[begin Source material]
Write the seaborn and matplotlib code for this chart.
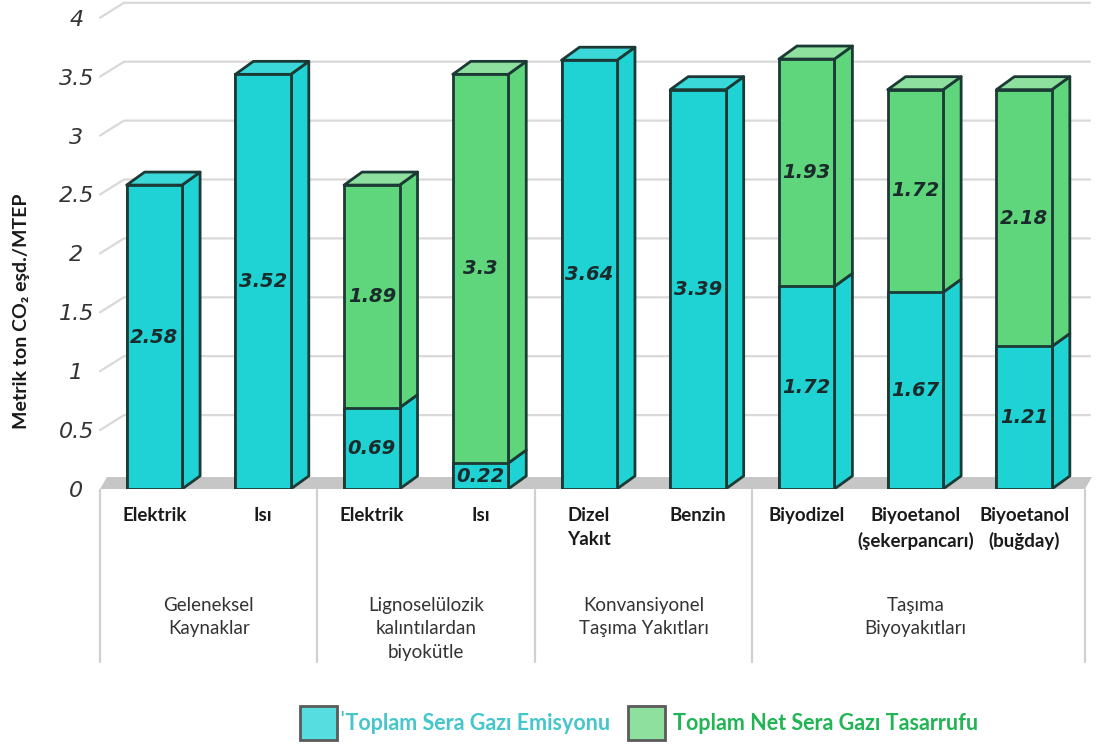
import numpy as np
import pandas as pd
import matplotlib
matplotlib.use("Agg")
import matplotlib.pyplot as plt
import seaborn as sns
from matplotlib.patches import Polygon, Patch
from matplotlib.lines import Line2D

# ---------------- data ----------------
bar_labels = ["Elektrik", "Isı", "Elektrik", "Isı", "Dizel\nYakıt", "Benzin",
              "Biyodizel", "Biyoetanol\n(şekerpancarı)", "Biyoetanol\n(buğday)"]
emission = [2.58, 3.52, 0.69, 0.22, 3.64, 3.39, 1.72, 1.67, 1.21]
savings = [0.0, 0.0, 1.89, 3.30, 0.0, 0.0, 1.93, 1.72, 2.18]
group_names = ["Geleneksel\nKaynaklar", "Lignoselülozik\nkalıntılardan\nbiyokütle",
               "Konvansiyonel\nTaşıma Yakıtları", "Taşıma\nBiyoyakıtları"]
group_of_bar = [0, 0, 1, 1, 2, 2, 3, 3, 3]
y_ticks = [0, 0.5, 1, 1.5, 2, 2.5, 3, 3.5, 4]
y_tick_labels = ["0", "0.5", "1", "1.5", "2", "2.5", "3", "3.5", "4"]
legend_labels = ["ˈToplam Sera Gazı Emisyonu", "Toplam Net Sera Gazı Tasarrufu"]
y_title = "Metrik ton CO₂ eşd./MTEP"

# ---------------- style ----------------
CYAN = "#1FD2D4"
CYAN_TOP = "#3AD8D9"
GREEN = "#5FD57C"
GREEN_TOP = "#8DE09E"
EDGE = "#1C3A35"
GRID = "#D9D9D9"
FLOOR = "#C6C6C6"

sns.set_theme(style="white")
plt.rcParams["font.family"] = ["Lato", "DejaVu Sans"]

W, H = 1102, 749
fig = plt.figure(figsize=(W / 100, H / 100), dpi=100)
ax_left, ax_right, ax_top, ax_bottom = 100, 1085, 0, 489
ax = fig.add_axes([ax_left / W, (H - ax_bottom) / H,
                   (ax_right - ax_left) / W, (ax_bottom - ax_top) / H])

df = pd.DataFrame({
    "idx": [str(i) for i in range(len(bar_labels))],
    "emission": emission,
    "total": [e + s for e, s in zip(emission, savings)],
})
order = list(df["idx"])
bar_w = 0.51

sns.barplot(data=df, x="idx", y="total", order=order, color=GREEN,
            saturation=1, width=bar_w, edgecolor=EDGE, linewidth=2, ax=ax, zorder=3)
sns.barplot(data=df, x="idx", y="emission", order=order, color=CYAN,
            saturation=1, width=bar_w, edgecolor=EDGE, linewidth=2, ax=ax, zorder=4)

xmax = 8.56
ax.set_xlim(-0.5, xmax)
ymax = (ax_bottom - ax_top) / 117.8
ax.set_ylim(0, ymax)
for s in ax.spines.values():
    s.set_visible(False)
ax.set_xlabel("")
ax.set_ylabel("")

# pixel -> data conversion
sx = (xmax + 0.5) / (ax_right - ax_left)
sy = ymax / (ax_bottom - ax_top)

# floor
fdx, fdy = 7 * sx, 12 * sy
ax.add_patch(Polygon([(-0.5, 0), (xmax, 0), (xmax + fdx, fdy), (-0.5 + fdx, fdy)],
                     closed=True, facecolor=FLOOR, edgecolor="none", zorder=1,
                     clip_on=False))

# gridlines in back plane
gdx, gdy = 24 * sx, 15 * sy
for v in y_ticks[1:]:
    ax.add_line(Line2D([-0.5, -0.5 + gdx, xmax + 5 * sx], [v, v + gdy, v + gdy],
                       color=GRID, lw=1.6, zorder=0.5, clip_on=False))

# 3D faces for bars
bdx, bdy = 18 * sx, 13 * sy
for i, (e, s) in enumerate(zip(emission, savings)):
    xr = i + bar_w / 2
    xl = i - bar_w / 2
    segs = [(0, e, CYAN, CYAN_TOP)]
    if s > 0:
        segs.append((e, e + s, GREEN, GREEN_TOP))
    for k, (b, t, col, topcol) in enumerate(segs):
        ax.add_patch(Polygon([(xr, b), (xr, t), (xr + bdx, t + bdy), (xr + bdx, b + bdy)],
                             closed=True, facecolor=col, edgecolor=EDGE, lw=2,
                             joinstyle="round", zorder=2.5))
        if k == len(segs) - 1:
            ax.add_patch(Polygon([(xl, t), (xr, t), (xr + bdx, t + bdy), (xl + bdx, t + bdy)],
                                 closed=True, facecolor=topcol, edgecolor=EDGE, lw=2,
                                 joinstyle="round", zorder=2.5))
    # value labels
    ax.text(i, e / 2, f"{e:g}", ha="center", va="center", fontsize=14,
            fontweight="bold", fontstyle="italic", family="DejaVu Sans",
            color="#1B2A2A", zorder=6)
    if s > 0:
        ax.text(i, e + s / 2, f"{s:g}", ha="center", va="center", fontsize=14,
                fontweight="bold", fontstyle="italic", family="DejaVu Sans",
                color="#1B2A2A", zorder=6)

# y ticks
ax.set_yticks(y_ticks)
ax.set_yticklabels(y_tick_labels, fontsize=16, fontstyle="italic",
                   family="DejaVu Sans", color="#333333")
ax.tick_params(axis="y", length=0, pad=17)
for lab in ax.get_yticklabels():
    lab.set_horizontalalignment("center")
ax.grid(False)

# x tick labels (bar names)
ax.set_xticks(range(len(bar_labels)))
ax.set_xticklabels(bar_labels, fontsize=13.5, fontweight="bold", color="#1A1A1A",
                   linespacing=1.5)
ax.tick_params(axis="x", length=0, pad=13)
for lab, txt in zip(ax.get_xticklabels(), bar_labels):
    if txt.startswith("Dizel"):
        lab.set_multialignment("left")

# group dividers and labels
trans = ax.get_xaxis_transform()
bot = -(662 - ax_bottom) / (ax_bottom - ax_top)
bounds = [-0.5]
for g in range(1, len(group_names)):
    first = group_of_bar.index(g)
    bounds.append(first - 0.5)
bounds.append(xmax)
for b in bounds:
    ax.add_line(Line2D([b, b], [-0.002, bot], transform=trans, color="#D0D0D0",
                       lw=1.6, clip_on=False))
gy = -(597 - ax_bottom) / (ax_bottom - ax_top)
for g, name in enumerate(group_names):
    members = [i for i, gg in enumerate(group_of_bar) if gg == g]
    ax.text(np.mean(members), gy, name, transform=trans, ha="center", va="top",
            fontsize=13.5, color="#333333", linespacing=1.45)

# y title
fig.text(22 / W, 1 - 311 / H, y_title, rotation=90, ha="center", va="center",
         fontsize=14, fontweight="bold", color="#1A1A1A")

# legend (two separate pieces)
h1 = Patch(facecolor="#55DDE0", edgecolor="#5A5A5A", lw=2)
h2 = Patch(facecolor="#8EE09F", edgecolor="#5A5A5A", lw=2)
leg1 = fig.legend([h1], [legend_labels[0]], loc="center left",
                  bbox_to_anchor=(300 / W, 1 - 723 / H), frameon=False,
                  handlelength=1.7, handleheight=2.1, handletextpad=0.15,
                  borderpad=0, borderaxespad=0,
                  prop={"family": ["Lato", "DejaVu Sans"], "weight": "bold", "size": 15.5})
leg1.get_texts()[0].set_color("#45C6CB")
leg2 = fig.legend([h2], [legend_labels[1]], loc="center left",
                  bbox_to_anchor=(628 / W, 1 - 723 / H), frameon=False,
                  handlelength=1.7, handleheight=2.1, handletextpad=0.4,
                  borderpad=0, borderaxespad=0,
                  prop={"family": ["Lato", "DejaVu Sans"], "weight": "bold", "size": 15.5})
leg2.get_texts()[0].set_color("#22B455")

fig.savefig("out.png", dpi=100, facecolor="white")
[end Source material]
● Written exercise: Every line of the data should be copied as it stands, without the images.

● Result:
Write the seaborn and matplotlib code for this chart.
import numpy as np
import pandas as pd
import matplotlib
matplotlib.use("Agg")
import matplotlib.pyplot as plt
import seaborn as sns
from matplotlib.patches import Polygon, Patch
from matplotlib.lines import Line2D

# ---------------- data ----------------
bar_labels = ["Elektrik", "Isı", "Elektrik", "Isı", "Dizel\nYakıt", "Benzin",
              "Biyodizel", "Biyoetanol\n(şekerpancarı)", "Biyoetanol\n(buğday)"]
emission = [2.58, 3.52, 0.69, 0.22, 3.64, 3.39, 1.72, 1.67, 1.21]
savings = [0.0, 0.0, 1.89, 3.30, 0.0, 0.0, 1.93, 1.72, 2.18]
group_names = ["Geleneksel\nKaynaklar", "Lignoselülozik\nkalıntılardan\nbiyokütle",
               "Konvansiyonel\nTaşıma Yakıtları", "Taşıma\nBiyoyakıtları"]
group_of_bar = [0, 0, 1, 1, 2, 2, 3, 3, 3]
y_ticks = [0, 0.5, 1, 1.5, 2, 2.5, 3, 3.5, 4]
y_tick_labels = ["0", "0.5", "1", "1.5", "2", "2.5", "3", "3.5", "4"]
legend_labels = ["ˈToplam Sera Gazı Emisyonu", "Toplam Net Sera Gazı Tasarrufu"]
y_title = "Metrik ton CO₂ eşd./MTEP"

# ---------------- style ----------------
CYAN = "#1FD2D4"
CYAN_TOP = "#3AD8D9"
GREEN = "#5FD57C"
GREEN_TOP = "#8DE09E"
EDGE = "#1C3A35"
GRID = "#D9D9D9"
FLOOR = "#C6C6C6"

sns.set_theme(style="white")
plt.rcParams["font.family"] = ["Lato", "DejaVu Sans"]

W, H = 1102, 749
fig = plt.figure(figsize=(W / 100, H / 100), dpi=100)
ax_left, ax_right, ax_top, ax_bottom = 100, 1085, 0, 489
ax = fig.add_axes([ax_left / W, (H - ax_bottom) / H,
                   (ax_right - ax_left) / W, (ax_bottom - ax_top) / H])

df = pd.DataFrame({
    "idx": [str(i) for i in range(len(bar_labels))],
    "emission": emission,
    "total": [e + s for e, s in zip(emission, savings)],
})
order = list(df["idx"])
bar_w = 0.51

sns.barplot(data=df, x="idx", y="total", order=order, color=GREEN,
            saturation=1, width=bar_w, edgecolor=EDGE, linewidth=2, ax=ax, zorder=3)
sns.barplot(data=df, x="idx", y="emission", order=order, color=CYAN,
            saturation=1, width=bar_w, edgecolor=EDGE, linewidth=2, ax=ax, zorder=4)

xmax = 8.56
ax.set_xlim(-0.5, xmax)
ymax = (ax_bottom - ax_top) / 117.8
ax.set_ylim(0, ymax)
for s in ax.spines.values():
    s.set_visible(False)
ax.set_xlabel("")
ax.set_ylabel("")

# pixel -> data conversion
sx = (xmax + 0.5) / (ax_right - ax_left)
sy = ymax / (ax_bottom - ax_top)

# floor
fdx, fdy = 7 * sx, 12 * sy
ax.add_patch(Polygon([(-0.5, 0), (xmax, 0), (xmax + fdx, fdy), (-0.5 + fdx, fdy)],
                     closed=True, facecolor=FLOOR, edgecolor="none", zorder=1,
                     clip_on=False))

# gridlines in back plane
gdx, gdy = 24 * sx, 15 * sy
for v in y_ticks[1:]:
    ax.add_line(Line2D([-0.5, -0.5 + gdx, xmax + 5 * sx], [v, v + gdy, v + gdy],
                       color=GRID, lw=1.6, zorder=0.5, clip_on=False))

# 3D faces for bars
bdx, bdy = 18 * sx, 13 * sy
for i, (e, s) in enumerate(zip(emission, savings)):
    xr = i + bar_w / 2
    xl = i - bar_w / 2
    segs = [(0, e, CYAN, CYAN_TOP)]
    if s > 0:
        segs.append((e, e + s, GREEN, GREEN_TOP))
    for k, (b, t, col, topcol) in enumerate(segs):
        ax.add_patch(Polygon([(xr, b), (xr, t), (xr + bdx, t + bdy), (xr + bdx, b + bdy)],
                             closed=True, facecolor=col, edgecolor=EDGE, lw=2,
                             joinstyle="round", zorder=2.5))
        if k == len(segs) - 1:
            ax.add_patch(Polygon([(xl, t), (xr, t), (xr + bdx, t + bdy), (xl + bdx, t + bdy)],
                                 closed=True, facecolor=topcol, edgecolor=EDGE, lw=2,
                                 joinstyle="round", zorder=2.5))
    # value labels
    ax.text(i, e / 2, f"{e:g}", ha="center", va="center", fontsize=14,
            fontweight="bold", fontstyle="italic", family="DejaVu Sans",
            color="#1B2A2A", zorder=6)
    if s > 0:
        ax.text(i, e + s / 2, f"{s:g}", ha="center", va="center", fontsize=14,
                fontweight="bold", fontstyle="italic", family="DejaVu Sans",
                color="#1B2A2A", zorder=6)

# y ticks
ax.set_yticks(y_ticks)
ax.set_yticklabels(y_tick_labels, fontsize=16, fontstyle="italic",
                   family="DejaVu Sans", color="#333333")
ax.tick_params(axis="y", length=0, pad=17)
for lab in ax.get_yticklabels():
    lab.set_horizontalalignment("center")
ax.grid(False)

# x tick labels (bar names)
ax.set_xticks(range(len(bar_labels)))
ax.set_xticklabels(bar_labels, fontsize=13.5, fontweight="bold", color="#1A1A1A",
                   linespacing=1.5)
ax.tick_params(axis="x", length=0, pad=13)
for lab, txt in zip(ax.get_xticklabels(), bar_labels):
    if txt.startswith("Dizel"):
        lab.set_multialignment("left")

# group dividers and labels
trans = ax.get_xaxis_transform()
bot = -(662 - ax_bottom) / (ax_bottom - ax_top)
bounds = [-0.5]
for g in range(1, len(group_names)):
    first = group_of_bar.index(g)
    bounds.append(first - 0.5)
bounds.append(xmax)
for b in bounds:
    ax.add_line(Line2D([b, b], [-0.002, bot], transform=trans, color="#D0D0D0",
                       lw=1.6, clip_on=False))
gy = -(597 - ax_bottom) / (ax_bottom - ax_top)
for g, name in enumerate(group_names):
    members = [i for i, gg in enumerate(group_of_bar) if gg == g]
    ax.text(np.mean(members), gy, name, transform=trans, ha="center", va="top",
            fontsize=13.5, color="#333333", linespacing=1.45)

# y title
fig.text(22 / W, 1 - 311 / H, y_title, rotation=90, ha="center", va="center",
         fontsize=14, fontweight="bold", color="#1A1A1A")

# legend (two separate pieces)
h1 = Patch(facecolor="#55DDE0", edgecolor="#5A5A5A", lw=2)
h2 = Patch(facecolor="#8EE09F", edgecolor="#5A5A5A", lw=2)
leg1 = fig.legend([h1], [legend_labels[0]], loc="center left",
                  bbox_to_anchor=(300 / W, 1 - 723 / H), frameon=False,
                  handlelength=1.7, handleheight=2.1, handletextpad=0.15,
                  borderpad=0, borderaxespad=0,
                  prop={"family": ["Lato", "DejaVu Sans"], "weight": "bold", "size": 15.5})
leg1.get_texts()[0].set_color("#45C6CB")
leg2 = fig.legend([h2], [legend_labels[1]], loc="center left",
                  bbox_to_anchor=(628 / W, 1 - 723 / H), frameon=False,
                  handlelength=1.7, handleheight=2.1, handletextpad=0.4,
                  borderpad=0, borderaxespad=0,
                  prop={"family": ["Lato", "DejaVu Sans"], "weight": "bold", "size": 15.5})
leg2.get_texts()[0].set_color("#22B455")

fig.savefig("out.png", dpi=100, facecolor="white")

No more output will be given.